Die heroische Frau

Hymne zum Thema Gegenwart

von  Terminator


Jeanne d’Arc ist natürlich die heroische Frau schlechthin. Sie hatte wahrscheinlich gute und schlechte Tage, aber sie hatte keine Tage. Sie hatte eine Vision, aber keine Menstruation. Wiederum: ob Legende oder nicht, am Mythos ist der logische Sinngehalt das Entscheidende. Im Solaren herrscht der Geist über den Körper. Die erste Stufe des Solaren ist das Heroische. Hier herrscht die Seele über den Körper.


Im Asketischen herrscht der Geist über den Körper; der Geist trennt aber auch die Seele vom Körper, weshalb Asketen und Heilige zwangsläufig leiden: mehr, als der Mensch unter der conditio humana ohnehin leidet. Doch es lohnt sich: ist der Aufstieg zum Apollinischen geschafft, herrscht der Geist über Seele und Körper, wobei wiederum die Seele über den Körper herrscht. Im Asketischen würde die Seele mit dem Geist um den Körper streiten, weshalb der Geist sie auf dieser Stufe der Entwicklung im Solaren vom Körper entfremden muss.


Der Heros macht keinen Eindruck der Entfremdung der Seele vom Körper: sein Geist ist Seele gewordener Körper. Der Held ist restlos überzeugt von seiner Idee, sein Bewusstsein ist ein Glückliches, das des Asketen ein Unglückliches. Jeanne d’Arc hatte aus der Überzeugung, die Retterin Frankreichs zu sein, Frankreich gerettet. Sophie Scholl war eine tragische Heldin. Doch letztlich triumphierte nicht Hitler: an seinem Grab kacken die Hunde, am Grab von Sophie Scholl wachsen Blumen. Der tragische Ausgang wertet einen Helden nicht ab, manchmal veredelt er sogar noch mehr.


Die heroische Frau ist weiblicher als die Schlampe, die Mutter und die Dirne. Und dennoch ist sie vom Erscheinungsbild von allen Frauen die Männlichste. Ihre hohe Weiblichkeit ist sublimiert; sie ist aufgehoben, aber noch nicht im Hegelschen Sinne, sondern nur aufgehoben. Erst die Heilige, und, noch mehr, die Jungfrau, entfaltet die sublimierte Weiblichkeit wieder, aber auf einem höheren, einem geistigen Niveau. Die heroische Frau ist sexuell und darüber hinaus. Und eigentlich ist sie sogar nur darüber hinaus.
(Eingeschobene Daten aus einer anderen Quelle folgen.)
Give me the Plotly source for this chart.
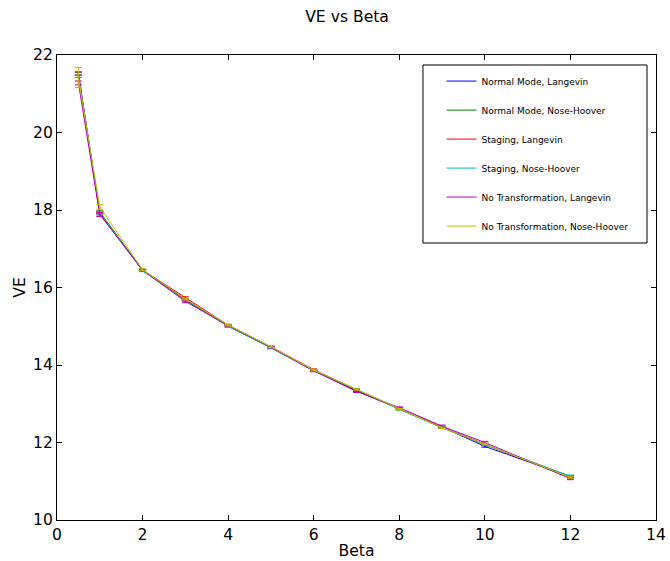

Und sollte die historische Jeanne d’Arc seinetwegen auch Sex mit Castruccio Castracani gehabt haben, oder Leopold dem Löwenbändiger, oder Ludwig von Papua-Neuaustrasien, das wären biographische Nihilitäten, ebensoebene Nichtigkeiten, wie als wenn Sophie Scholl eine Affäre mit Hannah Arendt, Bismarck von Otto und Alfred Rosenberg gehabt hätte. Auch eine heroische Frau kann Sex haben, in einer Beziehung leben, und sogar Mutter sein. Doch ihre heroische Mission ist der Fixpunkt ihres Lebens. Die Bettgeschichten einer großen Dirne sind ihre Biographie; die Biographie der Heldin ist ihr heroischer Kampf.